At Motley Fool Share Advisor, we make share recommendations (yes, we're beating the market, thanks for asking), but that's not all we do. Core to our company's purpose is to help our members become better investors.
We get a nice 'pulse' on the market from the correspondence we receive. When the gold price was flying high, we were lambasted for missing the point. Ditto iron ore.
We don't hear much about either these days.
But recent emails have clustered around a couple of themes which, if you'll excuse the language, are of the 'you can live on it, but it takes like s…' variety.
I've lost money… now what?
No-one likes losing money on shares, but it's an occupational hazard. Not on the total portfolio over the long term, but individual positions. Even the best stock pickers aren't right all the time, and occasional losses are unavoidable.
There is a big difference between 'I've done my dough' and 'the shares are down temporarily'. But being able to tell the difference isn't always easy. We all know the panic-merchant who sees their shares down 5 or 10% and sells, swearing off the market. And the 'true believer' who is down 80% but still hoping for a lottery ticket-like return. There's a fair chance they're both wrong.
In both situations you need to take a step back, and ask yourself a very simple question:
"Do I have confidence that the company can turn in a market-beating return from this point". Not 'Is it possible…?' or 'I hope…', but 'Do I have confidence'. Whether the share price is down 80% or up 200%, the same question applies… and the past can't help you.
Hope? Panic? You can live on it, but all too often it ends up tasting like you know what.
Show me the money!
I don't need to tell you that dividends are king. I love them, you love them, and overvalued banks are the result (that sound you can hear is thousands of bank shareholders typing up their angry emails). Bank share prices are a topic for another day, but dividends are top of the charts… with a bullet.
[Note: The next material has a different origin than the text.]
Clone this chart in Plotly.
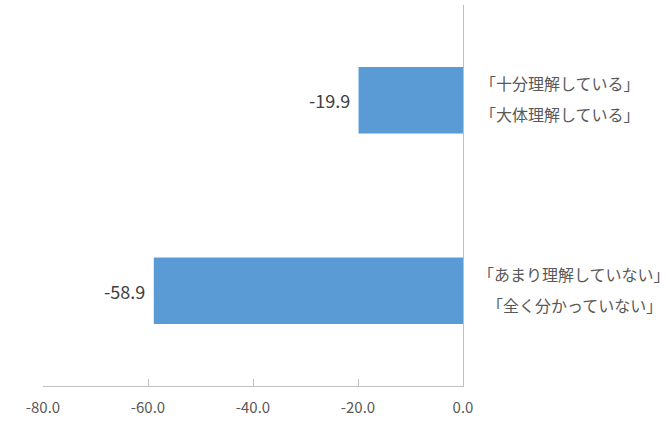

Investing with a focus on dividends is a tried and tested wealth-building strategy. I'm all for it… as long as you do it right. The big mistake many investors make, though, is focusing on the dividend at the expense of all else.
My father always told me 'If it looks too good to be true, it probably is', and he was dead right. Chasing a 10% yield is more often than not a ticket to the poor house – the yield looks good precisely because investors have bailed out, sending the share price crashing, and the yield skyrocketing. The market is sometimes wrong, but not that often. The other mistake is buying for yield and forgetting about the business. Sure a 7% payout sounds good, but if the share price falls 10%, you're 3% worse off than before you started.
The deal of the century? Chances are you can't even live on it, and you know what it'll taste like.
Invest Foolishly… and Profit
There are lots of 'possible' ways to make money in the stockmarket. Most of them just end up making money for those who are trying to sell you the 'next big thing'. Maybe you can live on it – maybe you can't — but it tastes like s…
Instead, there is a lot of money to be made — for you, not from those who are trying to sell you a magic formula or secret software — from keeping it simple, and not trying to look for lotto tickets or some complex trading strategy. Simple investing — great companies and good prices — almost always wins.